__Data section__:
———
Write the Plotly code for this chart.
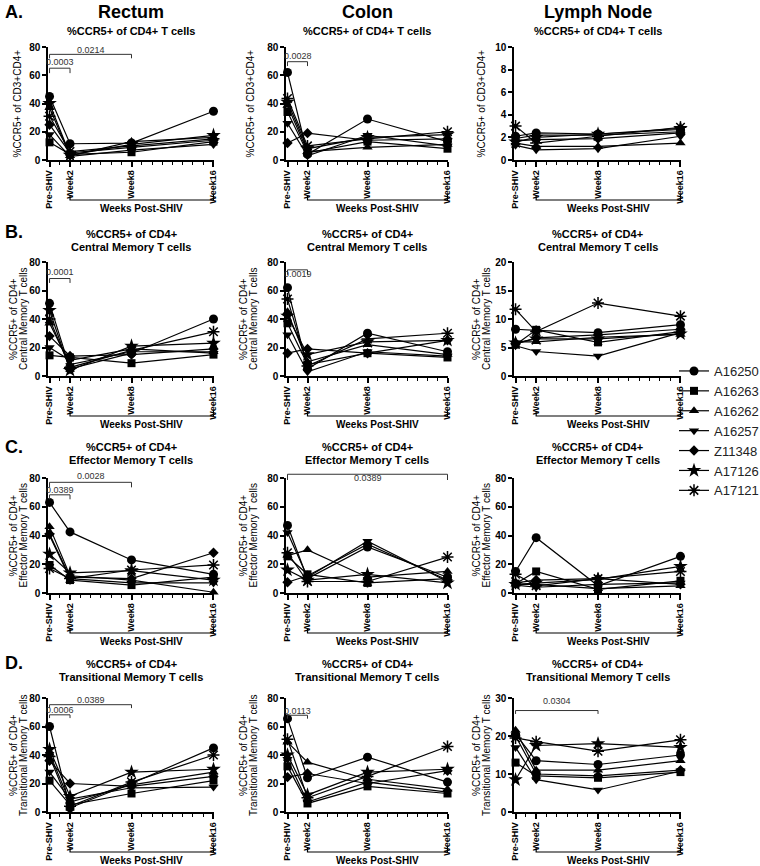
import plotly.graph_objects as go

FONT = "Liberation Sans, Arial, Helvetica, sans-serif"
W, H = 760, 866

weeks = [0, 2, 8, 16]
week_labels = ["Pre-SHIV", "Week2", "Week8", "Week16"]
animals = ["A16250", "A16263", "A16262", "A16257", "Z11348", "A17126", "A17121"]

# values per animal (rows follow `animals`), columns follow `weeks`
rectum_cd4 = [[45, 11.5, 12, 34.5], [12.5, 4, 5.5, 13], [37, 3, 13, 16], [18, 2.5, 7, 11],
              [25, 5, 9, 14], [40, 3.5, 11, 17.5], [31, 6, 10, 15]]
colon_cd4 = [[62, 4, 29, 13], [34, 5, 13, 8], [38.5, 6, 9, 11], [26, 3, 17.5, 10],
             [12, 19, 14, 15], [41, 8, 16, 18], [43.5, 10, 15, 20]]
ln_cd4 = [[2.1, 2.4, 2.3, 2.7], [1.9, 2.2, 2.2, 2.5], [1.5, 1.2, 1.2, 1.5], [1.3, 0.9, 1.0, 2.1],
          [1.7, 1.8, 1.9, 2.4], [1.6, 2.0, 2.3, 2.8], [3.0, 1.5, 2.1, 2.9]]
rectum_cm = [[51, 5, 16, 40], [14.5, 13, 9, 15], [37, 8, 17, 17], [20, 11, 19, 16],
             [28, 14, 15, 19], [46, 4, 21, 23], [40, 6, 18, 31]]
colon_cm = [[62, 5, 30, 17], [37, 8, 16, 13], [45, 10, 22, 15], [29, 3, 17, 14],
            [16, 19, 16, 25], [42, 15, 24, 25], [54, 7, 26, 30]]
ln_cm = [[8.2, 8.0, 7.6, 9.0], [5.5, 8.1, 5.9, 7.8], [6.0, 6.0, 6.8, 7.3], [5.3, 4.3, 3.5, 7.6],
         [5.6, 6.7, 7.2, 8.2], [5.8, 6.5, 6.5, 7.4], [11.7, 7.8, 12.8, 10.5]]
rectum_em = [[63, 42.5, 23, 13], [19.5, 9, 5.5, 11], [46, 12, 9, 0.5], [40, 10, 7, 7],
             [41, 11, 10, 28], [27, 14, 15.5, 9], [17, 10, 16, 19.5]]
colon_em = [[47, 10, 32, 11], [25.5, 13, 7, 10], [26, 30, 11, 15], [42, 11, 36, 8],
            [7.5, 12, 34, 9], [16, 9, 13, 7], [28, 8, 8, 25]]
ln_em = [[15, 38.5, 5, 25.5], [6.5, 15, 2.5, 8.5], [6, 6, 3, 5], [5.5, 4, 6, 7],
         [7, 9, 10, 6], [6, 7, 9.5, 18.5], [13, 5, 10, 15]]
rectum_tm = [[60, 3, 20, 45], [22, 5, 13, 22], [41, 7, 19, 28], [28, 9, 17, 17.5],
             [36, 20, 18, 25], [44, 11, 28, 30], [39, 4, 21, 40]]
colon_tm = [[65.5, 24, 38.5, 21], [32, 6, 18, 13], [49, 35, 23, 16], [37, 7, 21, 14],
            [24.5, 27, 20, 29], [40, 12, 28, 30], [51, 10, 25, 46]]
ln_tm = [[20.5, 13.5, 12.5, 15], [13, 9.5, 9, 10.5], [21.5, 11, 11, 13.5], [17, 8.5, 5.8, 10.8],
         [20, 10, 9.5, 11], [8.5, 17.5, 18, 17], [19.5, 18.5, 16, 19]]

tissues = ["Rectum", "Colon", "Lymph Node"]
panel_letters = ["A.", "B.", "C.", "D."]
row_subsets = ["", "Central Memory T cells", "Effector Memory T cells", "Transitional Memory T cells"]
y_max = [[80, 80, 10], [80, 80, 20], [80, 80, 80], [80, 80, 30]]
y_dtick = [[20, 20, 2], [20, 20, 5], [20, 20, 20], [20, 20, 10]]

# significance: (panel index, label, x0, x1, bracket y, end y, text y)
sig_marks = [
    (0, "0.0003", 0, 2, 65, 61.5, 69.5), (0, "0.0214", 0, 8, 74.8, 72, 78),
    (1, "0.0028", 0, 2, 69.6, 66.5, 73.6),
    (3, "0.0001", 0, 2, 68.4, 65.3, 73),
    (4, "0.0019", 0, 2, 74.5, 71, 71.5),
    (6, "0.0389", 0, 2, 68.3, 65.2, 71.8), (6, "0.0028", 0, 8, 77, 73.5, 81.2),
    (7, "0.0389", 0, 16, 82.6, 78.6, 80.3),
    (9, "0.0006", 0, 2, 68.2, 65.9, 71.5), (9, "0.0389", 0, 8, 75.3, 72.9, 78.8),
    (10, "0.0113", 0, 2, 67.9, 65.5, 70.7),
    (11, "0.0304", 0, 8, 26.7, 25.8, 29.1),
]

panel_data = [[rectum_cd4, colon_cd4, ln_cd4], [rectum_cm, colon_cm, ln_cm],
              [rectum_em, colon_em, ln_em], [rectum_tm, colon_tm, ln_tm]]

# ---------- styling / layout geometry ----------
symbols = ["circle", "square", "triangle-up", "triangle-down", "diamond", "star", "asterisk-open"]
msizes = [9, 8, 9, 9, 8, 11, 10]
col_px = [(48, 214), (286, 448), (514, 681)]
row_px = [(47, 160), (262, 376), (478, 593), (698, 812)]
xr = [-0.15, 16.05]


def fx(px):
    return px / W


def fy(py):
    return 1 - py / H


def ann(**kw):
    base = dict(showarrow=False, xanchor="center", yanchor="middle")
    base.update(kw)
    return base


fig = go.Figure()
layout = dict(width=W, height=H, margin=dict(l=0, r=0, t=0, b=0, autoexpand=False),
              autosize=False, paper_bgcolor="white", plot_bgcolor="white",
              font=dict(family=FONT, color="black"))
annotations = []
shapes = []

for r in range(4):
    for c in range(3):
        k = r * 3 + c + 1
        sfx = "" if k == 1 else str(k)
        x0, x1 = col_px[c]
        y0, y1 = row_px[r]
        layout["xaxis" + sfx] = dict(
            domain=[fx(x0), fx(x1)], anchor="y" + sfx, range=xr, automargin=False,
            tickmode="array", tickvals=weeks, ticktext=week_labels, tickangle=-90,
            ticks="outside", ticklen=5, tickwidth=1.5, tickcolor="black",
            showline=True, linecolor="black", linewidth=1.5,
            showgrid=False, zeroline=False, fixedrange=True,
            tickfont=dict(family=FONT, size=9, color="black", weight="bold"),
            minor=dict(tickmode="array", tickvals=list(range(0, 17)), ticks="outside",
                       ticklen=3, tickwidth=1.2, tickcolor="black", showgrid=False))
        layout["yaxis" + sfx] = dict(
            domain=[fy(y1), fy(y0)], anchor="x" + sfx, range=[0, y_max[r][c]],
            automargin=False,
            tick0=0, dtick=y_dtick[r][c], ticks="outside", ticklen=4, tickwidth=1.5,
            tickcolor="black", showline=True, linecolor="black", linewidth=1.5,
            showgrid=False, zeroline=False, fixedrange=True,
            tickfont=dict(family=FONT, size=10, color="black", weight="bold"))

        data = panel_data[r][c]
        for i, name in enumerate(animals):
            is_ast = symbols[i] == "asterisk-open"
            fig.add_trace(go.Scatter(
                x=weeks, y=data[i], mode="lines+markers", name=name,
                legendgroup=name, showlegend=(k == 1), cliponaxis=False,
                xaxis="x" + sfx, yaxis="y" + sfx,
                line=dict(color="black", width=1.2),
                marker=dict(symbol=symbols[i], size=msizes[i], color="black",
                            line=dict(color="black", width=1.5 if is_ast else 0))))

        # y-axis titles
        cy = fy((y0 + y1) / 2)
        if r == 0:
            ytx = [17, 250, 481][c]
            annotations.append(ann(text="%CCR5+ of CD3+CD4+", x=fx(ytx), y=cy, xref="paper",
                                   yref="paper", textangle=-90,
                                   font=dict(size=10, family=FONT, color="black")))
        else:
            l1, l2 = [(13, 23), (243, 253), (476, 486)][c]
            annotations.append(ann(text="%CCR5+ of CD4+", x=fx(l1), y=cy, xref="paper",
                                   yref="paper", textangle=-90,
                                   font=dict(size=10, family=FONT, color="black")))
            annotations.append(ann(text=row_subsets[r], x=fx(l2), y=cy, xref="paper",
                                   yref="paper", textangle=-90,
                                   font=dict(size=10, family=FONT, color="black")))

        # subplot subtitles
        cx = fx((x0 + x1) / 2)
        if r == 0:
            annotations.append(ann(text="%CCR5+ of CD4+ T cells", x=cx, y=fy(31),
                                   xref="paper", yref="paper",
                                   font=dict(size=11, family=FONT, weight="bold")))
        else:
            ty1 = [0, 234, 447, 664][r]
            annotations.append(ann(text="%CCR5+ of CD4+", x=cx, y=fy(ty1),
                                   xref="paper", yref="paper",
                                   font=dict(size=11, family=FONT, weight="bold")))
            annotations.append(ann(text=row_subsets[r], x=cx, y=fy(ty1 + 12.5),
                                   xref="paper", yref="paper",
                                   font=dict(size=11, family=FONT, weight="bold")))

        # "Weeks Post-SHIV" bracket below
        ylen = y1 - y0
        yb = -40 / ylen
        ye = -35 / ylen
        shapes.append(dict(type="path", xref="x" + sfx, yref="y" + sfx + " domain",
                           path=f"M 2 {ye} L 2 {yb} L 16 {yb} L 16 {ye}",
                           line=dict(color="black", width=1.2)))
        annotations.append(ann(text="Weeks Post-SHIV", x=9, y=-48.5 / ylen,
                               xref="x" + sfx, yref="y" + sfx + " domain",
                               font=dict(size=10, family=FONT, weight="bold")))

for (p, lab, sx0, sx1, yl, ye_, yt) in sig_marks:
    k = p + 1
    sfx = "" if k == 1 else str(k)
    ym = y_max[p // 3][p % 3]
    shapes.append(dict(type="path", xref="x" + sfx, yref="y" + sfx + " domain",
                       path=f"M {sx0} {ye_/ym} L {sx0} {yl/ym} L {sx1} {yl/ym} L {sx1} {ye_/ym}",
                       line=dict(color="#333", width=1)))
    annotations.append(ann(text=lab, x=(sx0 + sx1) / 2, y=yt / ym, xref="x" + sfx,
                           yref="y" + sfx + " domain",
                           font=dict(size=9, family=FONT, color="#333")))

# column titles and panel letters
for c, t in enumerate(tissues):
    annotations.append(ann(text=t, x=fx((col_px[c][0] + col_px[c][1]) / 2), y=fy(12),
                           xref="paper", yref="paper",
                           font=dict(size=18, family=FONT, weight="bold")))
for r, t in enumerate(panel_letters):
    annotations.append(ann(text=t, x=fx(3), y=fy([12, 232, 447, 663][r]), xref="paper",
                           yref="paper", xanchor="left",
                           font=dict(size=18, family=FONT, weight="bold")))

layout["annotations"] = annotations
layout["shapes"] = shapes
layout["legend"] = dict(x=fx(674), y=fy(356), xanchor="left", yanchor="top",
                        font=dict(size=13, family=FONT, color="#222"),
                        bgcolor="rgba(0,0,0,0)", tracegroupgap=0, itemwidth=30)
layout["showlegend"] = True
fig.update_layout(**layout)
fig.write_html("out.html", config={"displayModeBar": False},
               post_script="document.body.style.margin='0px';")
———
__The exercise__: Give back exactly the lines from the first line of the data through the line with "18.5, 16, 19]]", pictures excluded.

__Full response__:
Write the Plotly code for this chart.
import plotly.graph_objects as go

FONT = "Liberation Sans, Arial, Helvetica, sans-serif"
W, H = 760, 866

weeks = [0, 2, 8, 16]
week_labels = ["Pre-SHIV", "Week2", "Week8", "Week16"]
animals = ["A16250", "A16263", "A16262", "A16257", "Z11348", "A17126", "A17121"]

# values per animal (rows follow `animals`), columns follow `weeks`
rectum_cd4 = [[45, 11.5, 12, 34.5], [12.5, 4, 5.5, 13], [37, 3, 13, 16], [18, 2.5, 7, 11],
              [25, 5, 9, 14], [40, 3.5, 11, 17.5], [31, 6, 10, 15]]
colon_cd4 = [[62, 4, 29, 13], [34, 5, 13, 8], [38.5, 6, 9, 11], [26, 3, 17.5, 10],
             [12, 19, 14, 15], [41, 8, 16, 18], [43.5, 10, 15, 20]]
ln_cd4 = [[2.1, 2.4, 2.3, 2.7], [1.9, 2.2, 2.2, 2.5], [1.5, 1.2, 1.2, 1.5], [1.3, 0.9, 1.0, 2.1],
          [1.7, 1.8, 1.9, 2.4], [1.6, 2.0, 2.3, 2.8], [3.0, 1.5, 2.1, 2.9]]
rectum_cm = [[51, 5, 16, 40], [14.5, 13, 9, 15], [37, 8, 17, 17], [20, 11, 19, 16],
             [28, 14, 15, 19], [46, 4, 21, 23], [40, 6, 18, 31]]
colon_cm = [[62, 5, 30, 17], [37, 8, 16, 13], [45, 10, 22, 15], [29, 3, 17, 14],
            [16, 19, 16, 25], [42, 15, 24, 25], [54, 7, 26, 30]]
ln_cm = [[8.2, 8.0, 7.6, 9.0], [5.5, 8.1, 5.9, 7.8], [6.0, 6.0, 6.8, 7.3], [5.3, 4.3, 3.5, 7.6],
         [5.6, 6.7, 7.2, 8.2], [5.8, 6.5, 6.5, 7.4], [11.7, 7.8, 12.8, 10.5]]
rectum_em = [[63, 42.5, 23, 13], [19.5, 9, 5.5, 11], [46, 12, 9, 0.5], [40, 10, 7, 7],
             [41, 11, 10, 28], [27, 14, 15.5, 9], [17, 10, 16, 19.5]]
colon_em = [[47, 10, 32, 11], [25.5, 13, 7, 10], [26, 30, 11, 15], [42, 11, 36, 8],
            [7.5, 12, 34, 9], [16, 9, 13, 7], [28, 8, 8, 25]]
ln_em = [[15, 38.5, 5, 25.5], [6.5, 15, 2.5, 8.5], [6, 6, 3, 5], [5.5, 4, 6, 7],
         [7, 9, 10, 6], [6, 7, 9.5, 18.5], [13, 5, 10, 15]]
rectum_tm = [[60, 3, 20, 45], [22, 5, 13, 22], [41, 7, 19, 28], [28, 9, 17, 17.5],
             [36, 20, 18, 25], [44, 11, 28, 30], [39, 4, 21, 40]]
colon_tm = [[65.5, 24, 38.5, 21], [32, 6, 18, 13], [49, 35, 23, 16], [37, 7, 21, 14],
            [24.5, 27, 20, 29], [40, 12, 28, 30], [51, 10, 25, 46]]
ln_tm = [[20.5, 13.5, 12.5, 15], [13, 9.5, 9, 10.5], [21.5, 11, 11, 13.5], [17, 8.5, 5.8, 10.8],
         [20, 10, 9.5, 11], [8.5, 17.5, 18, 17], [19.5, 18.5, 16, 19]]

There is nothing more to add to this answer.